Current regime: Transitional
Key decision zones: Support at 306.87 / 299.68. Reclaim levels at 337.46 / 351.82.
If not in the position: Wait for break of EMA100 or reclaim of EMA20.
Invalidation and thesis-failure rules: Break below 306.87 EMA100 on volume.
Advanced Micro Devices Inc. (AMD) Last close: 201.99
Setup: AMD is trading in the middle of the broader semiconductor unwind, but unlike the weakest breakdown names, it is still trying to hold a key long-term support area. That makes this a repair candidate, not a leadership name. The market is still punishing aggressive growth exposure, and chip stocks remain vulnerable to further deleveraging, so the burden of proof is on buyers. If AMD can continue defending its long-term trend support and start reclaiming shorter-term moving averages, it can move back into a constructive repair phase. Until then, this is a damaged semiconductor name trying to stabilize in a market that is still rewarding caution over anticipation.
Current regime: Repair
Key decision zones: Support at 194.59 / 188.22. Reclaim levels at 207.97 / 208.32.
If not in the position: Monitor EMA200 support for a successful test.

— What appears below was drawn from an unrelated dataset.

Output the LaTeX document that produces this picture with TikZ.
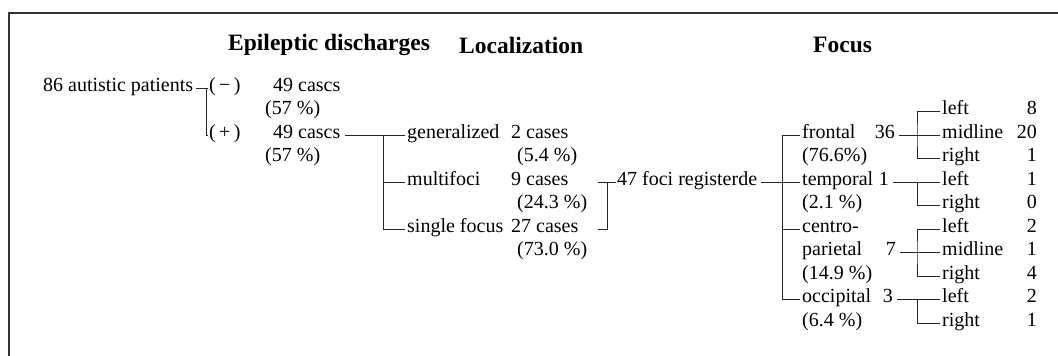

Invalidation and thesis-failure rules: Break below 194.59 EMA200.
Amazon.com Inc. (AMZN) Last close: 199.34
Setup: Amazon is now aligned with the broader breakdown across mega-cap growth, where the market is no longer differentiating between quality and weaker names. This is not an isolated move. It reflects systematic de-risking across large-cap tech, with failed bounces and persistent selling pressure driving price below the entire EMA stack. In this environment, AMZN behaves less like a defensive mega-cap and more like a source of liquidity, where institutions are reducing exposure rather than adding. Until the stock can stabilize at key structural support and reclaim short-term trend levels, this remains a breakdown setup inside a market that continues to favor downside momentum over mean reversion.